Напомню: все эти соображения являлись мне при просмотре спектакля, что свидетельствует о неоднозначности постановки и глубине подтекста. На то и спектакль, чтобы задуматься о жизни.
...Тем не менее, вопросы верности себе, смелости в чувствах, ответственности за решения, равно как и вопрос ложно понятого идеала, для нас не сняты. Тем не менее, у нас на глазах в спектакле, строго вослед пьесе-первоисточнику взрослеет и мужает душевно хрупкий Леонидик, обретая не знамое им доселе чувство собственного достоинства. Этот персонаж не зря говорит о себе всё время чуточку манерно, в третьем лице: ведь он по жизни привык быть «третьим лишним», с того часа, когда его любимая мама предпочла сыну взрослого чужого мужчину. Поэтому Лика для Леонидика — всё: любимая, жена, мать, сестра. Страсть — основа его натуры.
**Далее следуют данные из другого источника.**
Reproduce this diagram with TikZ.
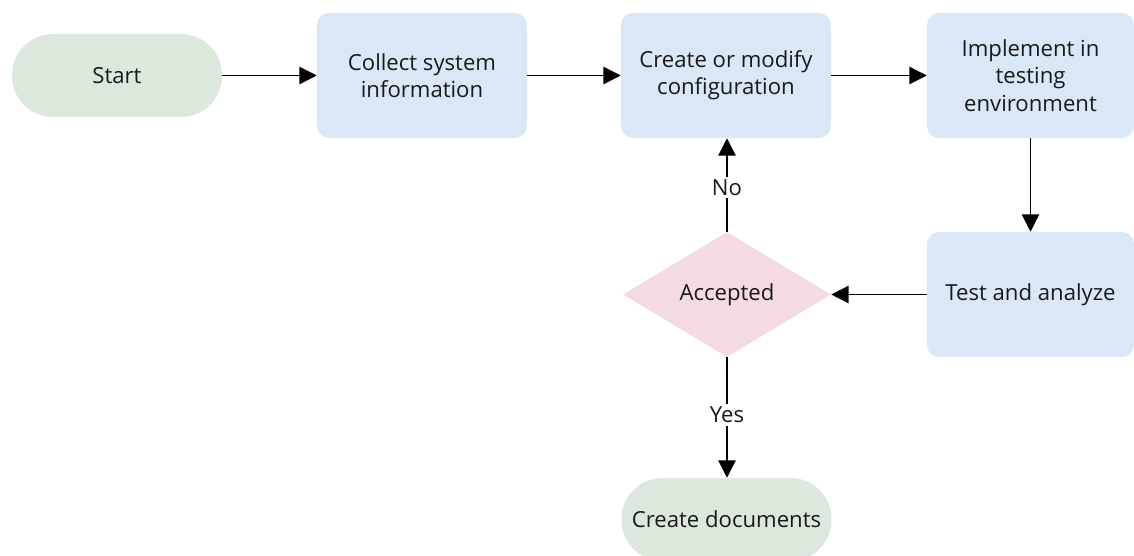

И эта натура проходит путь становления духовного стержня: принятия на себя ответственности за собственную судьбу, обретения собственной свободы и дарования свободы другому.
Леонидик уходит в неизвестность — можем быть уверены: уж не пропадет, — предоставив Марату и Лике исправить ошибку юности и устроить жизнь вдвоем. Что — справедливость восторжествовала? Ага, держите платочки шире для сладких слёз. У 35-летнего Марата, между прочим, тоже где-то есть семья. Стало быть, она будет разрушена? Кому-то на земле Марат причинит боль? Или остается надеяться, что он, гордец, в очередной раз, в пику Лике, соврал?..
Во всяком случае, вовсе не радостен финал этого спектакля. Мы оставляем его героев, сидящих растерянными, подавленными, погруженными в задумчивость. Это очень умное решение финала. Не всё вот так просто в этой жизни поддается вымарыванию и редактуре.
А чем же может быть полезен и привлекателен этот спектакль современным подросткам и молодежи? Да, представьте, именно вот этими мелодраматическими вечными ценностями. Напоминанием о том, что существует на свете, оказывается, чувство чести. Долг, мужская дружба... и вот эта ископаемая девичья честь с девичьей стыдливостью.
Недурно напомнить об этих добродетелях во времена, когда в порядке вещей любовные отношения «без комплексов», на уровне «крякнули от удовольствия и разбежались» (это так мы острили еще в моей юности). Мы же в Европу стремимся, задрав штаны. А Европа нам на экране теперь что предлагает? Эмансипированных героинь детективных сериалов, интеллектуальных следовательниц, которые «снимают» приглянувшегося самца в баре либо прямо на улице, на ночь, для удовлетворения потребности, с резюме: «Молодой человек, если я с вами переспала, это еще не повод для знакомства». Это — модель «отношений». Потребительских отношений общества потребления. Говорю о том, что сама на экране видела.
Нет, знаете, можно посмеиваться над киношным наивом, но для воспитания чувств уж лучше «Сангам». Или «Мой бедный Марат». Говорю в обратной перспективе прожитых лет.